■ **Work to complete**:
Output every line below exactly.

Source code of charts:
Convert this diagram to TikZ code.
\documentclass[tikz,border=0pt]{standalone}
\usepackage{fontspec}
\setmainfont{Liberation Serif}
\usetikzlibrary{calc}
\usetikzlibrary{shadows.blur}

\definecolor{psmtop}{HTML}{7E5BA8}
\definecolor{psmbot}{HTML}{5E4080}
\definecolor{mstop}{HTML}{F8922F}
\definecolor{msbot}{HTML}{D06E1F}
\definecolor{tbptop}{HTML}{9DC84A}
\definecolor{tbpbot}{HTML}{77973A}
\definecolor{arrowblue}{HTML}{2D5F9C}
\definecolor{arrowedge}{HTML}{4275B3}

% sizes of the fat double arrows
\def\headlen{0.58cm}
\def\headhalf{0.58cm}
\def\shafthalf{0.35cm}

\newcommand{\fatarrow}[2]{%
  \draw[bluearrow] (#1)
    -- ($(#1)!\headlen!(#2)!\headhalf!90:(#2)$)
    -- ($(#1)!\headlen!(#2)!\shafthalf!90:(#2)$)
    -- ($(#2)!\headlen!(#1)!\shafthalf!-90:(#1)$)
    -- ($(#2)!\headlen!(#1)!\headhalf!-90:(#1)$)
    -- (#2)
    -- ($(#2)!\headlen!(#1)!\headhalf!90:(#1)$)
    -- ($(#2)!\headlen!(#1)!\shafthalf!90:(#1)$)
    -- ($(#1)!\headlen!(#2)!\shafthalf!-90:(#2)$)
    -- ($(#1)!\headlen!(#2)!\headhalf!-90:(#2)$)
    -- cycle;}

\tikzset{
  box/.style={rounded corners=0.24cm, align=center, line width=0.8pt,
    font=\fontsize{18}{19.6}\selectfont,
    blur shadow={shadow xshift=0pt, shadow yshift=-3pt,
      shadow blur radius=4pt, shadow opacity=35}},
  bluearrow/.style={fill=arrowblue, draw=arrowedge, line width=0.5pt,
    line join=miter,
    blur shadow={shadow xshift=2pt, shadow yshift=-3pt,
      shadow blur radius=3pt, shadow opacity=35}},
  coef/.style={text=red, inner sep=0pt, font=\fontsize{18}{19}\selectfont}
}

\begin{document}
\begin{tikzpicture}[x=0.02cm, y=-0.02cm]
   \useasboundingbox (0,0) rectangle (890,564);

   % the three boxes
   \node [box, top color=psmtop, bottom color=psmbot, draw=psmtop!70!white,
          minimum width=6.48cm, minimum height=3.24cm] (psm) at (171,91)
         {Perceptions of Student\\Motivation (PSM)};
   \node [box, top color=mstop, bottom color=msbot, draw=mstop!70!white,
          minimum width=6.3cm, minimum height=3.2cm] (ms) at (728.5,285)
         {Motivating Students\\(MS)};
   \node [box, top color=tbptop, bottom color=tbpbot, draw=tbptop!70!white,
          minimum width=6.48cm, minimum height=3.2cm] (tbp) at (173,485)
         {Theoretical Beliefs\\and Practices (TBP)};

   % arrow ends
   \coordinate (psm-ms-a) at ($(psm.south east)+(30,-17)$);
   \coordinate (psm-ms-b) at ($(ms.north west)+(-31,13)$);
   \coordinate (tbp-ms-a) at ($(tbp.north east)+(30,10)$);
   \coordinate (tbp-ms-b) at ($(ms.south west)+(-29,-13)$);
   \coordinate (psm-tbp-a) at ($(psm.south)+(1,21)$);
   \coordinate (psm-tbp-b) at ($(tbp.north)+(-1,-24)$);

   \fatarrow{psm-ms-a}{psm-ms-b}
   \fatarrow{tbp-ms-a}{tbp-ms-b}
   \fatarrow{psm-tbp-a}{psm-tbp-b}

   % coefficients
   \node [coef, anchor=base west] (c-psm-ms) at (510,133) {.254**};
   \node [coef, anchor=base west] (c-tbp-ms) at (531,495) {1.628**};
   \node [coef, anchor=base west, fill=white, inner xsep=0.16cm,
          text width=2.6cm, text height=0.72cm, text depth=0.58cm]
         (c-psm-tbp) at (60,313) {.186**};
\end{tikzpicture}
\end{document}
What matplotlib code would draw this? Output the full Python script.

■ **Response**:
Convert this diagram to TikZ code.
\documentclass[tikz,border=0pt]{standalone}
\usepackage{fontspec}
\setmainfont{Liberation Serif}
\usetikzlibrary{calc}
\usetikzlibrary{shadows.blur}

\definecolor{psmtop}{HTML}{7E5BA8}
\definecolor{psmbot}{HTML}{5E4080}
\definecolor{mstop}{HTML}{F8922F}
\definecolor{msbot}{HTML}{D06E1F}
\definecolor{tbptop}{HTML}{9DC84A}
\definecolor{tbpbot}{HTML}{77973A}
\definecolor{arrowblue}{HTML}{2D5F9C}
\definecolor{arrowedge}{HTML}{4275B3}

% sizes of the fat double arrows
\def\headlen{0.58cm}
\def\headhalf{0.58cm}
\def\shafthalf{0.35cm}

\newcommand{\fatarrow}[2]{%
  \draw[bluearrow] (#1)
    -- ($(#1)!\headlen!(#2)!\headhalf!90:(#2)$)
    -- ($(#1)!\headlen!(#2)!\shafthalf!90:(#2)$)
    -- ($(#2)!\headlen!(#1)!\shafthalf!-90:(#1)$)
    -- ($(#2)!\headlen!(#1)!\headhalf!-90:(#1)$)
    -- (#2)
    -- ($(#2)!\headlen!(#1)!\headhalf!90:(#1)$)
    -- ($(#2)!\headlen!(#1)!\shafthalf!90:(#1)$)
    -- ($(#1)!\headlen!(#2)!\shafthalf!-90:(#2)$)
    -- ($(#1)!\headlen!(#2)!\headhalf!-90:(#2)$)
    -- cycle;}

\tikzset{
  box/.style={rounded corners=0.24cm, align=center, line width=0.8pt,
    font=\fontsize{18}{19.6}\selectfont,
    blur shadow={shadow xshift=0pt, shadow yshift=-3pt,
      shadow blur radius=4pt, shadow opacity=35}},
  bluearrow/.style={fill=arrowblue, draw=arrowedge, line width=0.5pt,
    line join=miter,
    blur shadow={shadow xshift=2pt, shadow yshift=-3pt,
      shadow blur radius=3pt, shadow opacity=35}},
  coef/.style={text=red, inner sep=0pt, font=\fontsize{18}{19}\selectfont}
}

\begin{document}
\begin{tikzpicture}[x=0.02cm, y=-0.02cm]
   \useasboundingbox (0,0) rectangle (890,564);

   % the three boxes
   \node [box, top color=psmtop, bottom color=psmbot, draw=psmtop!70!white,
          minimum width=6.48cm, minimum height=3.24cm] (psm) at (171,91)
         {Perceptions of Student\\Motivation (PSM)};
   \node [box, top color=mstop, bottom color=msbot, draw=mstop!70!white,
          minimum width=6.3cm, minimum height=3.2cm] (ms) at (728.5,285)
         {Motivating Students\\(MS)};
   \node [box, top color=tbptop, bottom color=tbpbot, draw=tbptop!70!white,
          minimum width=6.48cm, minimum height=3.2cm] (tbp) at (173,485)
         {Theoretical Beliefs\\and Practices (TBP)};

   % arrow ends
   \coordinate (psm-ms-a) at ($(psm.south east)+(30,-17)$);
   \coordinate (psm-ms-b) at ($(ms.north west)+(-31,13)$);
   \coordinate (tbp-ms-a) at ($(tbp.north east)+(30,10)$);
   \coordinate (tbp-ms-b) at ($(ms.south west)+(-29,-13)$);
   \coordinate (psm-tbp-a) at ($(psm.south)+(1,21)$);
   \coordinate (psm-tbp-b) at ($(tbp.north)+(-1,-24)$);

   \fatarrow{psm-ms-a}{psm-ms-b}
   \fatarrow{tbp-ms-a}{tbp-ms-b}
   \fatarrow{psm-tbp-a}{psm-tbp-b}

   % coefficients
   \node [coef, anchor=base west] (c-psm-ms) at (510,133) {.254**};
   \node [coef, anchor=base west] (c-tbp-ms) at (531,495) {1.628**};
   \node [coef, anchor=base west, fill=white, inner xsep=0.16cm,
          text width=2.6cm, text height=0.72cm, text depth=0.58cm]
         (c-psm-tbp) at (60,313) {.186**};
\end{tikzpicture}
\end{document}
What matplotlib code would draw this? Output the full Python script.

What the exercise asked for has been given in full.